# Good watch?



## smores101 (Jun 16, 2011)

My husbands birthday is coming up and I'm trying to figure out what to get him. He really needs a new watch and I came across the  Casio Pathfinder Triple Sensor Watch for only $130, which from looking online is a pretty good price. So.. Yay or nay?? Any other good watches?


----------



## artmart (Sep 21, 2010)

For that price and what it provides it would be a great gift. I use a watch similar to that and use it camping, on the trail and all stuff outdoors. I've had mine for so many years I don't remember how old it is. It's been through several batteries and they last 3-5 years. Finally, some of the buttons are a little squirrely so I'm looking for a replacement. Thanks for this link.

It might not fit the bill for when wearing nice suits or a tuxedo, but I wear mine for everything else.

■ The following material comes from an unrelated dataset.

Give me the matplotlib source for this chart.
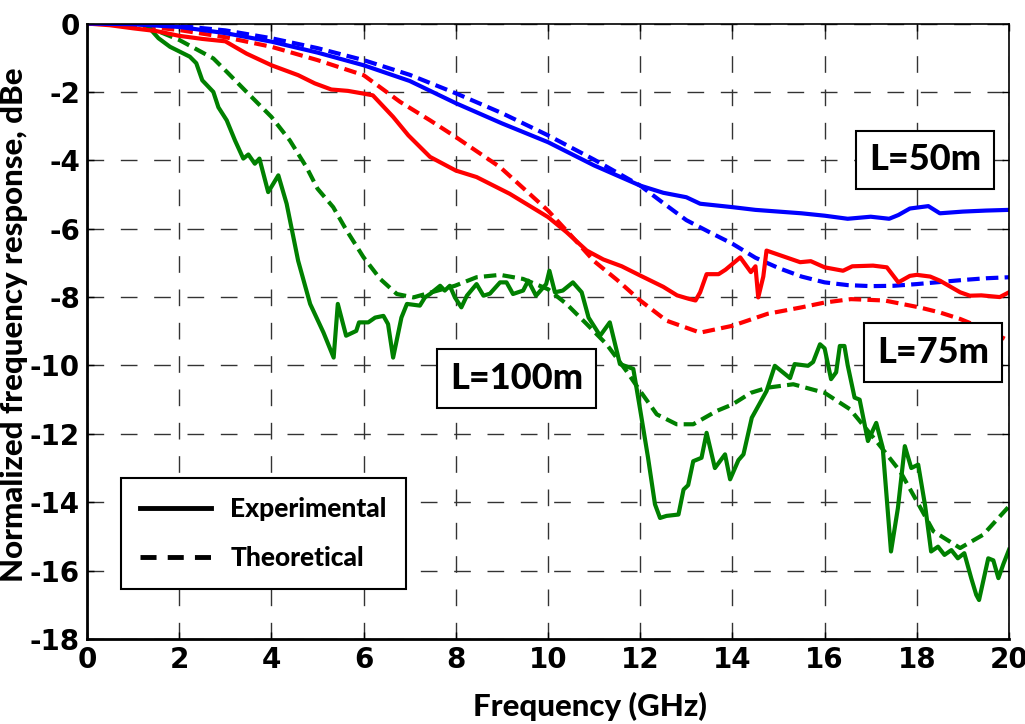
import matplotlib
matplotlib.use('Agg')
import matplotlib.pyplot as plt
from matplotlib.lines import Line2D

# L=50m
x_b_exp = [0, 1, 2, 3, 4, 5, 6, 7, 8, 9, 10, 11, 12, 12.5, 13, 13.3, 14, 14.5, 15, 15.5,
           16, 16.5, 17, 17.4, 17.6, 17.85, 18.25, 18.5, 19, 19.5, 20]
y_b_exp = [0, -0.02, -0.1, -0.28, -0.53, -0.85, -1.22, -1.68, -2.33, -2.92, -3.47, -4.15,
           -4.74, -4.95, -5.08, -5.27, -5.37, -5.45, -5.5, -5.55, -5.62, -5.71, -5.65,
           -5.71, -5.6, -5.41, -5.34, -5.55, -5.5, -5.47, -5.45]
x_b_th = [0, 1, 2, 3, 4, 5, 6, 7, 8, 9, 10, 11, 12, 12.5, 13, 13.5, 14, 14.5, 15, 15.5,
          16, 16.5, 17, 17.5, 18, 18.5, 19, 19.5, 20]
y_b_th = [0, -0.01, -0.07, -0.2, -0.43, -0.72, -1.07, -1.5, -2.04, -2.62, -3.27, -3.98,
          -4.74, -5.25, -5.75, -6.1, -6.44, -6.85, -7.15, -7.4, -7.57, -7.65, -7.68,
          -7.67, -7.62, -7.56, -7.5, -7.45, -7.42]

# L=75m
x_r_exp = [0, 0.5, 1, 1.5, 2, 2.5, 3, 3.46, 4, 4.58, 4.94, 5.3, 5.66, 6.0, 6.2, 6.64,
           6.97, 7.44, 8, 8.45, 9.17, 10, 10.4, 10.84, 11.2, 11.6, 12, 12.5, 12.8, 13.05,
           13.2, 13.3, 13.44, 13.7, 13.85, 14.17, 14.4, 14.5, 14.56, 14.67, 14.74, 15.17,
           15.47, 15.7, 16, 16.4, 16.6, 17.05, 17.35, 17.6, 17.85, 18.0, 18.29, 18.5,
           18.94, 19.15, 19.4, 19.8, 20]
y_r_exp = [0, -0.05, -0.14, -0.22, -0.36, -0.45, -0.52, -0.88, -1.22, -1.51, -1.75,
           -1.93, -1.97, -2.05, -2.1, -2.73, -3.27, -3.9, -4.3, -4.49, -4.98, -5.66, -6.1,
           -6.64, -6.9, -7.1, -7.37, -7.7, -7.95, -8.05, -8.1, -7.86, -7.33, -7.33, -7.2,
           -6.84, -7.27, -7.1, -8.01, -7.4, -6.64, -6.84, -6.98, -6.95, -7.13, -7.23,
           -7.1, -7.08, -7.13, -7.57, -7.38, -7.35, -7.4, -7.52, -7.86, -7.96, -7.95,
           -8.0, -7.86]
x_r_th = [0, 1, 2, 3, 4, 5, 6, 6.79, 7.44, 8, 8.96, 10, 10.5, 11, 11.5, 12, 12.57, 13.3,
          14, 14.76, 15.5, 16, 16.57, 17.3, 18.05, 18.5, 18.94, 19.5, 20]
y_r_th = [0, -0.05, -0.19, -0.4, -0.68, -1.07, -1.51, -2.29, -2.83, -3.32, -4.2, -5.47,
          -6.2, -6.95, -7.5, -8.1, -8.69, -9.04, -8.84, -8.49, -8.3, -8.16, -8.06, -8.1,
          -8.3, -8.45, -8.64, -8.95, -9.28]

# L=100m
x_g_exp = [0, 1.0, 1.3, 1.55, 1.8, 2.23, 2.37, 2.5, 2.74, 2.85, 3.03, 3.21, 3.39, 3.5,
           3.64, 3.74, 3.93, 4.15, 4.33, 4.58, 4.84, 5.13, 5.35, 5.44, 5.62, 5.84, 5.9,
           6.1, 6.25, 6.43, 6.53, 6.64, 6.82, 6.94, 7.22, 7.33, 7.44, 7.66, 7.76, 7.87,
           7.98, 8.12, 8.24, 8.45, 8.6, 8.74, 8.96, 9.1, 9.24, 9.46, 9.57, 9.74, 9.96,
           10.03, 10.15, 10.32, 10.54, 10.73, 10.88, 11.13, 11.34, 11.56, 11.85, 12.0,
           12.17, 12.32, 12.43, 12.57, 12.83, 12.94, 13.04, 13.15, 13.33, 13.44, 13.62,
           13.84, 13.95, 14.13, 14.24, 14.42, 14.74, 14.92, 15.25, 15.35, 15.64, 15.75,
           15.9, 16.0, 16.14, 16.25, 16.33, 16.43, 16.5, 16.65, 16.76, 16.94, 17.12,
           17.26, 17.44, 17.59, 17.74, 17.88, 18.03, 18.18, 18.31, 18.46, 18.6, 18.75,
           18.89, 19.03, 19.18, 19.29, 19.35, 19.55, 19.66, 19.77, 19.88, 20]
y_g_exp = [0, 0, -0.05, -0.43, -0.68, -0.97, -1.16, -1.66, -2.0, -2.45, -2.83, -3.42,
           -3.95, -3.83, -4.1, -3.95, -4.93, -4.44, -5.27, -6.94, -8.2, -9.04, -9.77,
           -8.2, -9.13, -8.99, -8.74, -8.74, -8.6, -8.55, -8.79, -9.77, -8.6, -8.2, -8.25,
           -8.01, -7.91, -7.67, -7.81, -7.67, -8.01, -8.3, -7.96, -7.62, -7.96, -7.9,
           -7.57, -7.57, -7.91, -7.81, -7.52, -7.96, -7.62, -7.23, -7.86, -7.81, -7.57,
           -7.86, -8.6, -9.13, -8.74, -9.96, -10.1, -11.3, -12.7, -14.06, -14.46, -14.4,
           -14.36, -13.63, -13.5, -12.8, -12.7, -11.97, -13.0, -12.6, -13.33, -12.77,
           -12.6, -11.53, -10.75, -10.01, -10.37, -9.96, -10.01, -9.9, -9.38, -9.5,
           -10.4, -10.2, -9.43, -9.43, -9.99, -10.94, -11.0, -12.21, -11.68, -12.4,
           -15.44, -14.17, -12.36, -13.0, -12.9, -14.1, -15.44, -15.3, -15.54, -15.4,
           -15.64, -15.49, -16.22, -16.71, -16.86, -15.64, -15.7, -16.22, -15.8, -15.39]
x_g_th = [0, 1.0, 1.5, 2, 2.74, 3.03, 3.46, 4, 4.4, 4.76, 5.0, 5.34, 5.63, 6.0, 6.36,
          6.72, 7.08, 7.5, 7.98, 8.45, 8.96, 9.46, 10, 10.4, 10.84, 11.27, 11.7, 12,
          12.36, 12.79, 13.15, 13.66, 14, 14.4, 14.76, 15.32, 16, 16.55, 17.12, 17.64,
          18, 18.36, 18.94, 19.44, 20]
y_g_th = [0, -0.02, -0.2, -0.48, -1.02, -1.41, -2.0, -2.73, -3.42, -4.2, -4.83, -5.37,
          -6.05, -6.84, -7.47, -7.91, -8.01, -7.85, -7.67, -7.42, -7.35, -7.47, -7.77,
          -8.2, -8.79, -9.38, -10.16, -10.75, -11.43, -11.72, -11.72, -11.33, -11.14,
          -10.8, -10.65, -10.55, -10.8, -11.28, -12.21, -13.1, -13.97, -14.85, -15.34,
          -14.95, -14.12]

xticks = [0, 2, 4, 6, 8, 10, 12, 14, 16, 18, 20]
yticks = [0, -2, -4, -6, -8, -10, -12, -14, -16, -18]

tickfont = {'family': 'Liberation Sans Narrow', 'weight': 'bold', 'size': 20}
labelfont = {'family': 'Lato', 'weight': 'black'}

fig = plt.figure(figsize=(10.25, 7.24), dpi=100)
ax = fig.add_axes([0.0849, 0.1174, 0.8995, 0.8501])

lw = 3
dash = (3, 1.5)
ax.plot(x_g_th, y_g_th, color='#008000', lw=lw, dashes=dash)
ax.plot(x_r_th, y_r_th, color='#ff0000', lw=lw, dashes=dash)
ax.plot(x_b_th, y_b_th, color='#0000ff', lw=lw, dashes=dash)
ax.plot(x_g_exp, y_g_exp, color='#008000', lw=lw)
ax.plot(x_r_exp, y_r_exp, color='#ff0000', lw=lw)
ax.plot(x_b_exp, y_b_exp, color='#0000ff', lw=lw)

ax.set_xlim(0, 20)
ax.set_ylim(-18, 0)
ax.set_xticks(xticks)
ax.set_yticks(yticks)
ax.set_xticklabels([str(t) for t in xticks], fontdict=tickfont)
ax.set_yticklabels([str(t) for t in yticks], fontdict=tickfont)
ax.tick_params(direction='in', length=5, width=1, top=True, right=True, pad=5)
ax.grid(True, color='#333333', lw=1.0, linestyle=(0, (12, 12)))
for s in ax.spines.values():
    s.set_linewidth(1.2)
ax.spines['left'].set_linewidth(2)
ax.spines['bottom'].set_linewidth(2)

ax.set_xlabel('Frequency (GHz)', fontsize=22.5, **labelfont)
ax.xaxis.set_label_coords(0.546, -0.086)
ax.set_ylabel('Normalized frequency response, dBe', fontsize=22.5, **labelfont)
ax.yaxis.set_label_coords(-0.064, 0.51)

box = dict(boxstyle='square,pad=0.35', facecolor='white', edgecolor='black', lw=1.5)
ax.text(18.18, -3.99, 'L=50m', fontsize=26, ha='center', va='center', bbox=box,
        zorder=6, **labelfont)
ax.text(18.35, -9.62, 'L=75m', fontsize=26, ha='center', va='center', bbox=box,
        zorder=6, **labelfont)
ax.text(9.32, -10.38, 'L=100m', fontsize=26, ha='center', va='center', bbox=box,
        zorder=6, **labelfont)

handles = [Line2D([], [], color='black', lw=3.5),
           Line2D([], [], color='black', lw=3.5, dashes=(3.3, 2.3))]
leg = ax.legend(handles, ['Experimental', 'Theoretical'], loc='upper left',
                bbox_to_anchor=(0.037, 0.262), borderaxespad=0, fancybox=False,
                edgecolor='black', framealpha=1, handlelength=2.7, handletextpad=0.72,
                labelspacing=0.95, borderpad=0.72,
                prop={'family': 'Lato', 'weight': 'black', 'size': 19})
leg.get_frame().set_linewidth(1.5)
leg.set_zorder(6)

fig.savefig('out.png', dpi=100)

The only thing I wish it had was a stopwatch, but there are watches with all those functions but then the price leaps tremendously, so I learned to do without.

After he opens it, make sure he learns all the calibrations and adjustments cuz if he goes places this is important he'll need to calibrate it for accuracy wherever he is. There are so many factors that can offset the accuracy (time, temperature, pressure) so it's best to readjust when it's important - don't ever NOT calibrate by never calibrating. I hope you understand what I mean.


----------



## smores101 (Jun 16, 2011)

Yes, thank you!


----------